WORK REQUIRED: All of the data should be repeated exactly; pictures are not part of the copy.

[start STORED DATA]

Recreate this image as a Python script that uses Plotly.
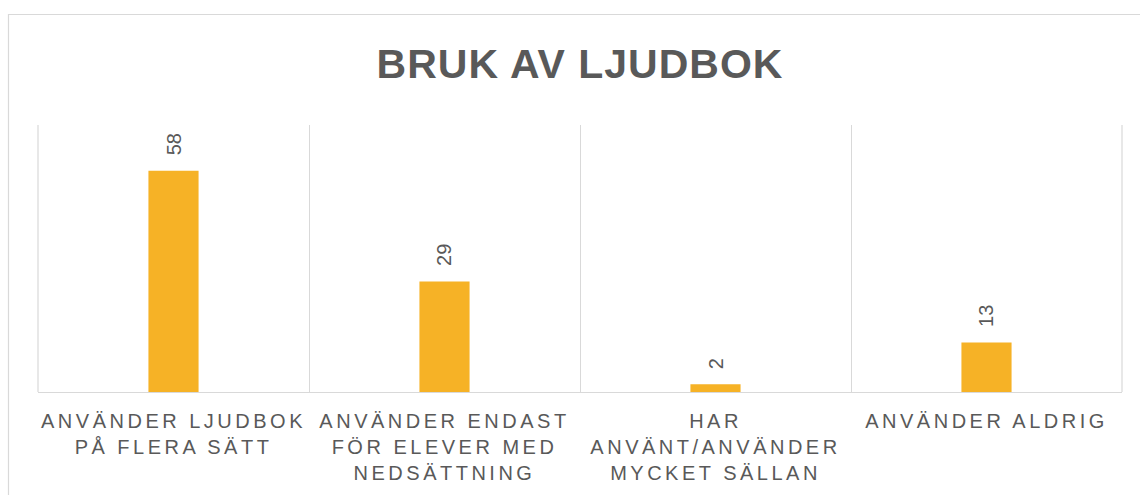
import plotly.graph_objects as go

categories = [
    "ANVÄNDER LJUDBOK<br>PÅ FLERA SÄTT",
    "ANVÄNDER ENDAST<br>FÖR ELEVER MED<br>NEDSÄTTNING",
    "HAR<br>ANVÄNT/ANVÄNDER<br>MYCKET SÄLLAN",
    "ANVÄNDER ALDRIG",
]
values = [58, 29, 2, 13]
title_text = "BRUK AV LJUDBOK"

BAR = "#F6B226"
TXT = "#595959"
GRID = "#D9D9D9"
W, H = 1140, 495
ML, MR, MT, MB = 38, 18, 125, 103
pw, ph = W - ML - MR, H - MT - MB

fig = go.Figure()
fig.add_trace(go.Bar(x=categories, y=values, marker_color=BAR, marker_line_width=0,
                     hoverinfo="x+y"))

for c, v in zip(categories, values):
    fig.add_annotation(x=c, y=v, text=str(v), textangle=-90, showarrow=False,
                       xref="x", yref="y", yanchor="bottom", xanchor="center",
                       yshift=13, font=dict(family="Liberation Sans", size=20, color=TXT))

# outer chart frame
fig.add_shape(type="rect", xref="paper", yref="paper",
              x0=(8.5 - ML) / pw, x1=(W + 20 - ML) / pw,
              y0=-(MB + 20) / ph, y1=1 + (MT - 14.5) / ph,
              line=dict(color=GRID, width=1.2), fillcolor="rgba(0,0,0,0)", layer="below")
# outer category boundary lines of the plot area
for px in (0, 1):
    fig.add_shape(type="line", xref="paper", yref="paper", x0=px, x1=px, y0=0, y1=1,
                  line=dict(color=GRID, width=1.2), layer="below")

fig.update_layout(
    width=W, height=H,
    margin=dict(l=ML, r=MR, t=MT, b=MB, autoexpand=False),
    paper_bgcolor="white", plot_bgcolor="white",
    bargap=0.815,
    showlegend=False,
    title=dict(text="<b>" + title_text + "</b>", x=0.5, xanchor="center", xref="paper",
               y=1 - 64 / H, yanchor="middle", yref="container",
               font=dict(family="Liberation Sans", size=41, color=TXT)),
    xaxis=dict(type="category", tickson="boundaries", showgrid=True, gridcolor=GRID,
               gridwidth=1.2, showline=True, linecolor=GRID, linewidth=1.2,
               ticks="", ticklabelstandoff=11, range=[-0.5, 3.5],
               tickfont=dict(family="Liberation Sans", size=20, color=TXT),
               fixedrange=True),
    yaxis=dict(range=[0, 70], showgrid=False, showticklabels=False, zeroline=False,
               showline=False, ticks="", fixedrange=True),
)

post = """
document.body.style.margin = '0';
var st = document.createElement('style');
st.innerHTML = 'body{margin:0;} .xtick text{letter-spacing:3.5px;} .gtitle{letter-spacing:1px;}';
document.head.appendChild(st);
"""
fig.write_html("out.html", post_script=post, config={"displayModeBar": False})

[end STORED DATA]

TASK OUTPUT:
Recreate this image as a Python script that uses Plotly.
import plotly.graph_objects as go

categories = [
    "ANVÄNDER LJUDBOK<br>PÅ FLERA SÄTT",
    "ANVÄNDER ENDAST<br>FÖR ELEVER MED<br>NEDSÄTTNING",
    "HAR<br>ANVÄNT/ANVÄNDER<br>MYCKET SÄLLAN",
    "ANVÄNDER ALDRIG",
]
values = [58, 29, 2, 13]
title_text = "BRUK AV LJUDBOK"

BAR = "#F6B226"
TXT = "#595959"
GRID = "#D9D9D9"
W, H = 1140, 495
ML, MR, MT, MB = 38, 18, 125, 103
pw, ph = W - ML - MR, H - MT - MB

fig = go.Figure()
fig.add_trace(go.Bar(x=categories, y=values, marker_color=BAR, marker_line_width=0,
                     hoverinfo="x+y"))

for c, v in zip(categories, values):
    fig.add_annotation(x=c, y=v, text=str(v), textangle=-90, showarrow=False,
                       xref="x", yref="y", yanchor="bottom", xanchor="center",
                       yshift=13, font=dict(family="Liberation Sans", size=20, color=TXT))

# outer chart frame
fig.add_shape(type="rect", xref="paper", yref="paper",
              x0=(8.5 - ML) / pw, x1=(W + 20 - ML) / pw,
              y0=-(MB + 20) / ph, y1=1 + (MT - 14.5) / ph,
              line=dict(color=GRID, width=1.2), fillcolor="rgba(0,0,0,0)", layer="below")
# outer category boundary lines of the plot area
for px in (0, 1):
    fig.add_shape(type="line", xref="paper", yref="paper", x0=px, x1=px, y0=0, y1=1,
                  line=dict(color=GRID, width=1.2), layer="below")

fig.update_layout(
    width=W, height=H,
    margin=dict(l=ML, r=MR, t=MT, b=MB, autoexpand=False),
    paper_bgcolor="white", plot_bgcolor="white",
    bargap=0.815,
    showlegend=False,
    title=dict(text="<b>" + title_text + "</b>", x=0.5, xanchor="center", xref="paper",
               y=1 - 64 / H, yanchor="middle", yref="container",
               font=dict(family="Liberation Sans", size=41, color=TXT)),
    xaxis=dict(type="category", tickson="boundaries", showgrid=True, gridcolor=GRID,
               gridwidth=1.2, showline=True, linecolor=GRID, linewidth=1.2,
               ticks="", ticklabelstandoff=11, range=[-0.5, 3.5],
               tickfont=dict(family="Liberation Sans", size=20, color=TXT),
               fixedrange=True),
    yaxis=dict(range=[0, 70], showgrid=False, showticklabels=False, zeroline=False,
               showline=False, ticks="", fixedrange=True),
)

post = """
document.body.style.margin = '0';
var st = document.createElement('style');
st.innerHTML = 'body{margin:0;} .xtick text{letter-spacing:3.5px;} .gtitle{letter-spacing:1px;}';
document.head.appendChild(st);
"""
fig.write_html("out.html", post_script=post, config={"displayModeBar": False})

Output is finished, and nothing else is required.